▶ **GOAL OF THE EXERCISE**
Records follow. Select each line holding "chart".

Stored records
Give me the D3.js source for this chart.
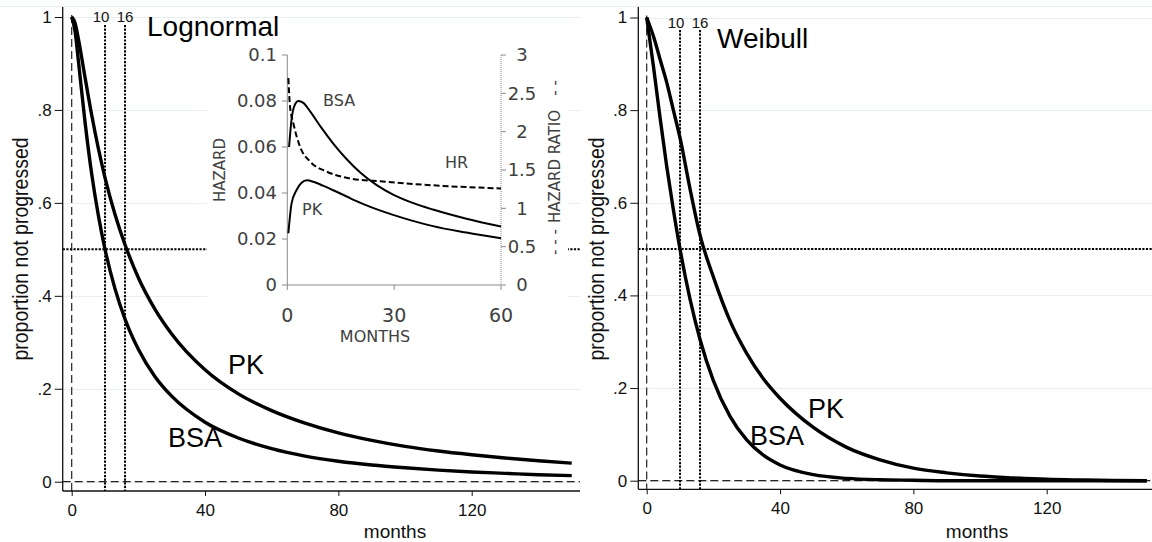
<!DOCTYPE html>
<html><head><meta charset="utf-8">
<script src="https://cdn.jsdelivr.net/npm/d3@7"></script>
<style>
html,body{margin:0;padding:0;background:#fff;}
svg{display:block;}
</style></head><body>
<svg id="chart" width="1152" height="542"></svg>
<script>
// Proportion not progressed, lognormal model
const lognMonths = [0,1,2,4,6,8,10,13,16,20,25,30,40,50,60,70,80,90,100,110,120,130,140,150];
const lognBSA = [1,0.970,0.906,0.774,0.662,0.573,0.5,0.415,0.350,0.285,0.226,0.184,0.128,0.094,0.071,0.055,0.044,0.036,0.030,0.025,0.021,0.018,0.015,0.013];
const lognPK  = [1,0.987,0.953,0.870,0.789,0.717,0.654,0.575,0.510,0.439,0.371,0.318,0.241,0.189,0.153,0.126,0.105,0.089,0.076,0.066,0.058,0.051,0.045,0.040];

// Proportion not progressed, Weibull model
const weibMonths = [0,2,4,6,8,10,13,16,20,25,30,35,40,50,60,70,80,90,100,110,120,130,140,150];
const weibBSA = [1,0.896,0.784,0.679,0.585,0.5,0.392,0.305,0.216,0.139,0.088,0.055,0.034,0.013,0.005,0.002,0.001,0,0,0,0,0,0,0];
const weibPK  = [1,0.96,0.91,0.86,0.80,0.74,0.63,0.53,0.44,0.345,0.275,0.22,0.178,0.115,0.072,0.045,0.027,0.017,0.010,0.006,0.003,0.0015,0.0005,0];

// Inset: hazard (left axis) and hazard ratio (right axis) over 60 months
const hazBSAMonths = [0.5,1.2,1.9,3.1,4.5,6.4,9.5,12.9,16.5,20.4,25,29.7,35,40.9,50.3,60];
const hazBSA       = [0.060,0.072,0.0775,0.080,0.0792,0.0755,0.0685,0.0615,0.0550,0.0490,0.0435,0.0393,0.0358,0.0328,0.0288,0.0254];
const hazPKMonths  = [0.3,1.2,2.6,4,5.5,7.3,10,12.9,16.5,20.4,25,29.7,35,40.9,50.3,60];
const hazPK        = [0.0225,0.0355,0.0413,0.0445,0.0455,0.0449,0.0432,0.0412,0.0386,0.0358,0.0330,0.0305,0.0280,0.0256,0.0228,0.0203];
const hrMonths     = [0.3,0.76,1.7,3.6,6.4,11,17.6,26.9,40.9,60];
const hrValues     = [2.70,2.33,2.11,1.80,1.61,1.48,1.39,1.35,1.30,1.26];

// Axis ticks
const yTicks = [0,0.2,0.4,0.6,0.8,1];
const yTickLabels = ["0",".2",".4",".6",".8","1"];
const xTicks = [0,40,80,120];
const refMonths = [10,16];
const insetHazTicks = [0,0.02,0.04,0.06,0.08,0.1];
const insetHazLabels = ["0","0.02","0.04","0.06","0.08","0.1"];
const insetHrTicks = [0,0.5,1,1.5,2,2.5,3];
const insetHrLabels = ["0","0.5","1","1.5","2","2.5","3"];
const insetXTicks = [0,30,60];

const svg = d3.select("#chart");
const SANS = '"Liberation Sans", Arial, sans-serif';
const GRID = "#e6eef0";

svg.append("line").attr("x1",0).attr("x2",1152).attr("y1",6.5).attr("y2",6.5)
  .attr("stroke",GRID).attr("stroke-width",1);

function panel(c) {
  const g = svg.append("g");
  const x = d3.scaleLinear().domain([0,150]).range(c.xRange);
  const y = d3.scaleLinear().domain([0,1]).range(c.yRange);

  // gridlines
  g.append("g").selectAll("line").data(yTicks).join("line")
    .attr("x1",c.axisX).attr("x2",c.right)
    .attr("y1",d=>Math.round(y(d))+0.5).attr("y2",d=>Math.round(y(d))+0.5)
    .attr("stroke",GRID).attr("stroke-width",1);

  // reference lines
  g.append("line").attr("x1",c.axisX).attr("x2",c.right).attr("y1",y(0)).attr("y2",y(0))
    .attr("stroke","#222").attr("stroke-width",1.2).attr("stroke-dasharray","8,4");
  g.append("line").attr("x1",c.axisX).attr("x2",c.right).attr("y1",y(0.5)).attr("y2",y(0.5))
    .attr("stroke","#000").attr("stroke-width",2).attr("stroke-dasharray","2.2,1.4");
  g.append("line").attr("x1",x(0)).attr("x2",x(0)).attr("y1",y(1)-2).attr("y2",c.bottom)
    .attr("stroke","#222").attr("stroke-width",1.2).attr("stroke-dasharray","8,4");
  g.append("g").selectAll("line").data(refMonths).join("line")
    .attr("x1",d=>x(d)).attr("x2",d=>x(d)).attr("y1",c.refTop).attr("y2",c.bottom)
    .attr("stroke","#000").attr("stroke-width",2).attr("stroke-dasharray","2.2,1.4");
  g.append("g").selectAll("text").data(refMonths).join("text")
    .attr("x",(d,i)=>x(d)-(i===0?4:0)).attr("y",c.refLabelY)
    .attr("text-anchor","middle").attr("font-family",SANS).attr("font-size",15)
    .attr("fill","#111").text(d=>d);

  // survival curves
  const line = d3.line().x(d=>x(d[0])).y(d=>y(d[1])).curve(d3.curveMonotoneX);
  [c.bsa, c.pk].forEach(vals => {
    g.append("path").datum(c.months.map((m,i)=>[m,vals[i]]))
      .attr("d",line).attr("fill","none").attr("stroke","#000")
      .attr("stroke-width",3.4).attr("stroke-linejoin","round");
  });

  // axes
  const ya = g.append("g").attr("transform",`translate(${c.axisX},0)`)
    .call(d3.axisLeft(y).tickValues(yTicks).tickFormat((d,i)=>yTickLabels[i]).tickSize(8).tickPadding(3));
  ya.select(".domain").remove();
  ya.attr("font-family",SANS).attr("font-size",17).attr("color","#111");
  const xa = g.append("g").attr("transform",`translate(0,${c.bottom})`)
    .call(d3.axisBottom(x).tickValues(xTicks).tickSize(5).tickPadding(8));
  xa.select(".domain").remove();
  xa.attr("font-family",SANS).attr("font-size",17).attr("color","#111");
  g.append("line").attr("x1",c.axisX).attr("x2",c.axisX).attr("y1",7).attr("y2",c.bottom)
    .attr("stroke","#111").attr("stroke-width",1.3);
  g.append("line").attr("x1",c.axisX).attr("x2",c.right).attr("y1",c.bottom).attr("y2",c.bottom)
    .attr("stroke","#111").attr("stroke-width",1.3);

  // titles
  g.append("text").attr("transform",`translate(${c.yTitleX},249) scale(1.1,1) rotate(-90)`)
    .attr("text-anchor","middle").attr("dominant-baseline","central")
    .attr("font-family",SANS).attr("font-size",19.5).attr("fill","#111")
    .text("proportion not progressed");
  g.append("text").attr("x",c.xTitleX).attr("y",538).attr("text-anchor","middle")
    .attr("font-family",SANS).attr("font-size",19).attr("fill","#111").text("months");
  g.append("text").attr("x",c.title[1]).attr("y",c.title[2])
    .attr("font-family",SANS).attr("font-size",28).attr("fill","#000").text(c.title[0]);
  c.labels.forEach(l => g.append("text").attr("x",l[1]).attr("y",l[2])
    .attr("font-family",SANS).attr("font-size",27).attr("fill","#000").text(l[0]));
}

panel({
  xRange:[71.7,571.7], yRange:[481.7,17], axisX:62.7, right:580, bottom:491,
  refTop:25, refLabelY:22, yTitleX:20, xTitleX:395,
  months:lognMonths, bsa:lognBSA, pk:lognPK,
  title:["Lognormal",147,36],
  labels:[["PK",228,374],["BSA",168,447]]
});
panel({
  xRange:[646.7,1146.7], yRange:[480.7,17.5], axisX:638.3, right:1152, bottom:489.3,
  refTop:30, refLabelY:28, yTitleX:596, xTitleX:977,
  months:weibMonths, bsa:weibBSA, pk:weibPK,
  title:["Weibull",717,48],
  labels:[["PK",808,418],["BSA",750,445]]
});

// ---- inset: hazard and hazard ratio ----
(function inset(){
  const INS = '"DejaVu Sans", sans-serif';
  const TXT = "#404040", AX = "#8a8a8a";
  const g = svg.append("g");
  g.append("rect").attr("x",207).attr("y",40).attr("width",361).attr("height",310).attr("fill","#fff");
  const x = d3.scaleLinear().domain([0,60]).range([287.3,501]);
  const yh = d3.scaleLinear().domain([0,0.1]).range([285,55]);
  const yr = d3.scaleLinear().domain([0,3]).range([285,55]);

  // axis lines and ticks
  g.append("line").attr("x1",287.3).attr("x2",287.3).attr("y1",55).attr("y2",285).attr("stroke",AX);
  g.append("line").attr("x1",287.3).attr("x2",501).attr("y1",285).attr("y2",285).attr("stroke",AX);
  g.append("line").attr("x1",501).attr("x2",501).attr("y1",55).attr("y2",285)
    .attr("stroke",AX).attr("stroke-dasharray","1,1");
  g.append("g").selectAll("line").data(insetHazTicks).join("line")
    .attr("x1",282).attr("x2",287.3).attr("y1",d=>yh(d)).attr("y2",d=>yh(d)).attr("stroke",AX);
  g.append("g").selectAll("line").data(insetHrTicks).join("line")
    .attr("x1",501).attr("x2",506).attr("y1",d=>yr(d)).attr("y2",d=>yr(d)).attr("stroke",AX);
  g.append("g").selectAll("line").data(insetXTicks).join("line")
    .attr("x1",d=>x(d)).attr("x2",d=>x(d)).attr("y1",285).attr("y2",290).attr("stroke",AX);

  // tick labels
  g.append("g").selectAll("text").data(insetHazTicks).join("text")
    .attr("x",277).attr("y",d=>yh(d)).attr("dy","0.36em").attr("text-anchor","end")
    .attr("font-family",INS).attr("font-size",18).attr("fill",TXT).text((d,i)=>insetHazLabels[i]);
  g.append("g").selectAll("text").data(insetHrTicks).join("text")
    .attr("x",522).attr("y",d=>yr(d)).attr("dy","0.36em").attr("text-anchor","middle")
    .attr("font-family",INS).attr("font-size",18).attr("fill",TXT).text((d,i)=>insetHrLabels[i]);
  g.append("g").selectAll("text").data(insetXTicks).join("text")
    .attr("x",d=>x(d)).attr("y",322).attr("text-anchor","middle")
    .attr("font-family",INS).attr("font-size",19).attr("fill",TXT).text(d=>d);

  // axis titles
  g.append("text").attr("x",375).attr("y",342).attr("text-anchor","middle")
    .attr("font-family",INS).attr("font-size",16).attr("fill",TXT).text("MONTHS");
  g.append("text").attr("transform","translate(220,170) rotate(-90)")
    .attr("text-anchor","middle").attr("dominant-baseline","central")
    .attr("font-family",INS).attr("font-size",15).attr("fill",TXT).text("HAZARD");
  // right axis title with dash marks indicating the dashed line
  [["HAZARD RATIO",166.5],["- -",88],["- - -",242]].forEach(t =>
    g.append("text").attr("transform",`translate(555,${t[1]}) rotate(-90)`)
      .attr("text-anchor","middle").attr("dominant-baseline","central")
      .attr("font-family",INS).attr("font-size",15).attr("fill",TXT)
      .attr("xml:space","preserve").text(t[0]));

  // curves
  const hl = d3.line().x(d=>x(d[0])).y(d=>yh(d[1])).curve(d3.curveMonotoneX);
  const rl = d3.line().x(d=>x(d[0])).y(d=>yr(d[1])).curve(d3.curveMonotoneX);
  g.append("path").datum(hazBSAMonths.map((m,i)=>[m,hazBSA[i]])).attr("d",hl)
    .attr("fill","none").attr("stroke","#000").attr("stroke-width",2);
  g.append("path").datum(hazPKMonths.map((m,i)=>[m,hazPK[i]])).attr("d",hl)
    .attr("fill","none").attr("stroke","#000").attr("stroke-width",2);
  g.append("path").datum(hrMonths.map((m,i)=>[m,hrValues[i]])).attr("d",rl)
    .attr("fill","none").attr("stroke","#000").attr("stroke-width",2).attr("stroke-dasharray","6,3");

  // curve labels
  [["BSA",323,106],["HR",445,168],["PK",302,215]].forEach(l =>
    g.append("text").attr("x",l[1]).attr("y",l[2]).attr("font-family",INS)
      .attr("font-size",16).attr("fill",TXT).text(l[0]));
})();
</script>
</body></html>
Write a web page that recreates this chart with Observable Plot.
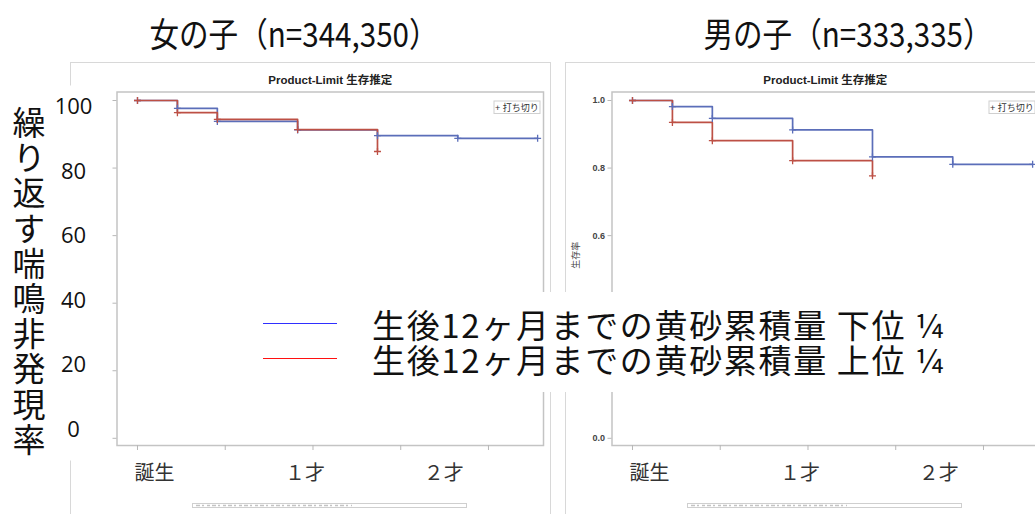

▶ **ANSWER IN FULL**
Give me the D3.js source for this chart.
<svg id="chart" width="1152" height="542"></svg>
const svg = d3.select("#chart");
Write a web page that recreates this chart with Observable Plot.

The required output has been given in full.